I suspect how we answer that depends on how we view ourselves. For example, if we define ourselves as consumers, we will find our identity in what we consume. And then our purpose in life is to consume…and to consume abundantly. The earth becomes our shopping mall. And so the question of whether or not the earth can support many billions more depends in part on how we consume National Geographic has made very point. “The number of people does matter…But how people consume resources matters a lot more” (January 2011, p.63). And we might add, to what end do we consume?

What if we recaptured the insight that we are fundamentally human creatures? As creatures, we do not have life from ourselves. After all, as someone once said, what do we have that we have not received? This means we are contingent and dependent beings. We are defined by our dependence upon God, upon each other, and upon other creatures. As the creator became the creature for us in Jesus Christ and entered his creation to bring new life, so God sends us back into the world. He has called us to embrace the gift of life that we share with each other and with all of our fellow creatures on earth. The “good life” then, is constituted by these relationships and bonds. In this regard, I’ve always liked those words by Wendell Berry, “…material sufficiency met, life, which is a membership in the living world, is already an abundance” (The Way of Ignorance, 133).

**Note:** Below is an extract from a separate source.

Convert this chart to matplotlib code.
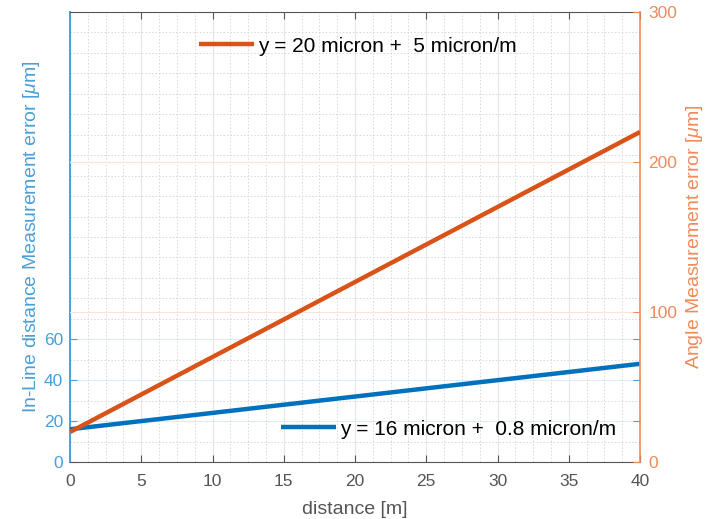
import numpy as np
import matplotlib
matplotlib.use("Agg")
import matplotlib.pyplot as plt
from matplotlib.ticker import MultipleLocator

plt.rcParams['font.family'] = ['Liberation Sans', 'DejaVu Sans']
plt.rcParams['mathtext.fontset'] = 'custom'
plt.rcParams['mathtext.it'] = 'Liberation Sans:italic'
plt.rcParams['mathtext.rm'] = 'Liberation Sans'

distance = [0, 40]
inline_err = [16, 48]      # 16 micron + 0.8 micron/m
angle_err = [20, 220]      # 20 micron + 5 micron/m
x_ticks = [0, 5, 10, 15, 20, 25, 30, 35, 40]
left_ticks = [0, 20, 40, 60]
right_ticks = [0, 100, 200, 300]
label_inline = "y = 16 micron +  0.8 micron/m"
label_angle = "y = 20 micron +  5 micron/m"

blue_line = '#0072BD'
orange_line = '#D95319'
blue_axis = '#4a9fd8'
orange_axis = '#ef8a5c'
grey_text = '#555555'

fig = plt.figure(figsize=(7.05, 5.19), dpi=100)
ax = fig.add_axes([70/705, 57/519, 570/705, 450/519])
ax2 = ax.twinx()

ax.set_xlim(0, 40)
ax.set_ylim(0, 220)
ax2.set_ylim(0, 300)

# grids
ax.set_xticks(x_ticks)
ax.xaxis.set_minor_locator(MultipleLocator(1.25))
ax.yaxis.set_minor_locator(MultipleLocator(10))
for xv in x_ticks[1:-1]:
    ax.axvline(xv, color='#e6e6e6', lw=0.8, zorder=0)
ax.grid(which='minor', axis='both', color='#d8d8d8', ls=(0, (1.5, 2)), lw=0.7, zorder=0)
for yv in left_ticks[1:]:
    ax.axhline(yv, color='#dcecf8', lw=0.8, zorder=0)
for yv in right_ticks[1:-1]:
    ax2.axhline(yv, color='#fbe3d8', lw=0.8, zorder=0)

ax.set_yticks(left_ticks)
ax2.set_yticks(right_ticks)
ax.tick_params(axis='y', which='minor', length=0)
ax.tick_params(axis='x', which='minor', length=0)

l1, = ax.plot(distance, inline_err, color=blue_line, lw=3.2, solid_capstyle='butt', label=label_inline, zorder=3)
l2, = ax2.plot(distance, angle_err, color=orange_line, lw=3.2, solid_capstyle='butt', label=label_angle, zorder=3)

# spines
for sp in ['top', 'bottom']:
    ax.spines[sp].set_color('#555555')
    ax2.spines[sp].set_visible(False)
ax.spines['left'].set_color(blue_axis)
ax.spines['left'].set_linewidth(1.4)
ax2.spines['right'].set_color(orange_axis)
ax2.spines['right'].set_linewidth(1.2)
ax.spines['right'].set_visible(False)
ax2.spines['left'].set_visible(False)

ax.tick_params(axis='x', which='major', direction='in', top=True, length=5, colors='#555555',
               labelsize=12.5, labelcolor=grey_text, pad=9)
ax.tick_params(axis='y', which='major', direction='in', length=5, colors=blue_axis,
               labelsize=12.5, labelcolor=blue_axis, right=True, labelright=False, pad=5)
ax2.tick_params(axis='y', which='major', direction='in', length=5, colors=orange_axis,
                labelsize=12.5, labelcolor=orange_axis, pad=6)

ax.set_xlabel('distance [m]', fontsize=14, color=grey_text, labelpad=8)
ax.set_ylabel(r'In-Line distance Measurement error [$\mu$m]', fontsize=14, color=blue_axis, labelpad=1)
ax2.set_ylabel(r'Angle Measurement error [$\mu$m]', fontsize=14, color=orange_axis, labelpad=5)

leg2 = ax2.legend(handles=[l2], loc='center', bbox_to_anchor=(0.505, 0.924), frameon=False,
                  fontsize=15, handlelength=2.65, handletextpad=0.2)
leg1 = ax.legend(handles=[l1], loc='center', bbox_to_anchor=(0.664, 0.073), frameon=False,
                 fontsize=15, handlelength=2.65, handletextpad=0.2)

fig.savefig('out.png', dpi=100)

So what does it mean to embrace the gift of life? Well, I’m going to take my point of departure from Martin Luther’s “thank and praise, serve and obey” in his Small Catechism. This suggests that it is a life that is first lived gratefully for the gift of life that we share with all other creatures on earth; and secondly a life that is lived gracefully for the sake of the life that we share with all other creatures around us. And so we might ask, what contributes to the flourishing of life that we share? Conversely, what diminishes that life that we share? At least, that might be a start.

In the meantime, the issues of population growth and the earth’s ability to sustain that growth will continue to be with us. National Geographic has looked at the issue throughout 2011. But one of the more thought provoking books that looks at the issue both theologically and ethically from a few years ago was by Susan Bratton, Six Billion & More: Human Population Regulation and Christian Ethics (Westminster, 1992).